Under Muhammad Yunus's interim government, Bangladesh began diversifying its strategic partnerships toward Pakistan, China, Turkey and Gulf states. In November 2025, Pakistan Navy frigate PNS Saif docked at Chattogram, the first Pakistani warship to enter Bangladeshi waters since 1971.
Pakistan's naval chief visited Dhaka the same week. Bangladeshi Air Force officials subsequently expressed interest in acquiring JF-17 fighter jets, a Chinese-Pakistani co-production.
Mahajan believes this opens both a risk and an opportunity for India. The risk is that Chattogram, Payra and Matarbari, ports already contested between Indian and Chinese interests, could gradually become more accessible to Pakistani and Chinese naval activity. "India is likely to become more sensitive to any foreign naval access arrangements that could facilitate Chinese or Pakistani submarine operations in the Bay," he says.

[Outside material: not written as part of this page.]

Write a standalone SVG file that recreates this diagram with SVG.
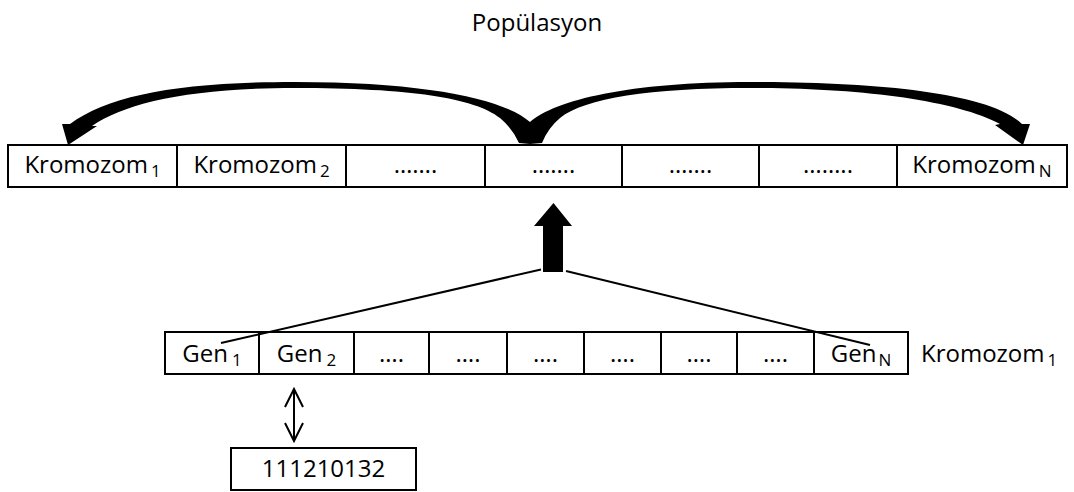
<svg xmlns="http://www.w3.org/2000/svg" width="1074" height="492" viewBox="0 0 1074 492">
<defs>
<style>
text{font-family:"Open Sans","Noto Sans","Liberation Sans",sans-serif;font-size:24px;fill:#000;text-anchor:middle}
.cell{fill:#fff;stroke:#000;stroke-width:2}
.sub{font-size:17px}
.thin{fill:none;stroke:#000;stroke-width:2}
.solid{fill:#000;stroke:none}
</style>
</defs>
<rect width="1074" height="492" fill="#fff"/>
<g id="title"><text x="537" y="31">Popülasyon</text></g>

<g id="population">
<g id="chrom1"><rect class="cell" x="8" y="145" width="169" height="42"/><text x="92.5" y="173">Kromozom<tspan class="sub" dx="3" dy="4">1</tspan></text></g>
<g id="chrom2"><rect class="cell" x="177" y="145" width="169" height="42"/><text x="261.5" y="173">Kromozom<tspan class="sub" dx="3" dy="4">2</tspan></text></g>
<g id="chrom3"><rect class="cell" x="346" y="145" width="139" height="42"/><text x="415.5" y="173">…….</text></g>
<g id="chrom4"><rect class="cell" x="485" y="145" width="137" height="42"/><text x="553.5" y="173">…….</text></g>
<g id="chrom5"><rect class="cell" x="622" y="145" width="137" height="42"/><text x="690.5" y="173">…….</text></g>
<g id="chrom6"><rect class="cell" x="759" y="145" width="138" height="42"/><text x="828" y="173">……..</text></g>
<g id="chromN"><rect class="cell" x="897" y="145" width="170" height="42"/><text x="982" y="173">Kromozom<tspan class="sub" dx="3" dy="4">N</tspan></text></g>
</g>

<g id="chromosome">
<g id="gen1"><rect class="cell" x="165" y="332" width="94" height="42"/><text x="212" y="362">Gen<tspan class="sub" dx="4" dy="4">1</tspan></text></g>
<g id="gen2"><rect class="cell" x="259" y="332" width="95" height="42"/><text x="306.5" y="362">Gen<tspan class="sub" dx="4" dy="4">2</tspan></text></g>
<g id="gen3"><rect class="cell" x="354" y="332" width="75" height="42"/><text x="391.5" y="362">….</text></g>
<g id="gen4"><rect class="cell" x="429" y="332" width="78" height="42"/><text x="468" y="362">….</text></g>
<g id="gen5"><rect class="cell" x="507" y="332" width="77" height="42"/><text x="545.5" y="362">….</text></g>
<g id="gen6"><rect class="cell" x="584" y="332" width="77" height="42"/><text x="622.5" y="362">….</text></g>
<g id="gen7"><rect class="cell" x="661" y="332" width="76" height="42"/><text x="699" y="362">….</text></g>
<g id="gen8"><rect class="cell" x="737" y="332" width="77" height="42"/><text x="775.5" y="362">….</text></g>
<g id="genN"><rect class="cell" x="814" y="332" width="94" height="42"/><text x="861" y="362">Gen<tspan class="sub" dx="2" dy="4">N</tspan></text></g>
</g>
<g id="chromLabel"><text x="921" y="362" style="text-anchor:start">Kromozom<tspan class="sub" dx="3" dy="4">1</tspan></text></g>

<g id="value"><rect class="cell" x="231" y="448" width="185" height="42"/><text x="323.5" y="477">111210132</text></g>

<g id="connectors">
<path class="solid" d="M519,143 Q512,128 500,118 C475,98 410,88 295,88 C190,88 125,103 92,126 L97,126 L68,145 L62,124 L70,124 C110,95 180,82 295,82 C430,82 505,100 530,122 L530,144 Z"/>
<path class="solid" d="M542,143 Q548,128 560,118 C585,98 650,88 750,88 C860,88 955,100 1000,124 L995,125 L1023,145 L1030,124 L1022,124 C990,93 880,82 750,82 C630,82 555,100 530,122 L530,144 Z"/>
<path class="solid" d="M553.5,203 L572,226 L563,226 L563,272 L543,272 L543,226 L534,226 Z"/>
<line class="thin" x1="221" y1="343" x2="541" y2="269.5"/>
<line class="thin" x1="566" y1="271" x2="870" y2="345"/>
<path class="thin" d="M294,389 L294,441 M285,407 L294,389 L303,407 M285,423 L294,441 L303,423"/>
</g>
</svg>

The opportunity, Mahajan argues, is that a Pakistani submarine presence in the Bay of Bengal also gives India a concrete security proposition to offer Bangladesh. A submarine operating in waters that overlap with Bangladesh's fishing grounds, offshore energy fields and commercial shipping routes is a shared concern, not only an Indian one.
"India can position itself as Bangladesh's primary partner for maritime domain awareness, intelligence sharing and coordinated maritime security," he says, offering coast guard platforms, hydrographic support and EEZ surveillance technology as instruments of alignment.
The challenge is calibration. Dhaka is unlikely to abandon its hedging strategy, it will continue balancing India, China and Pakistan to extract maximum benefit from each. Pushing Bangladesh publicly into an anti-Pakistan posture risks driving it further toward Beijing. India's response, Mahajan suggests, must be practical cooperation rather than political pressure.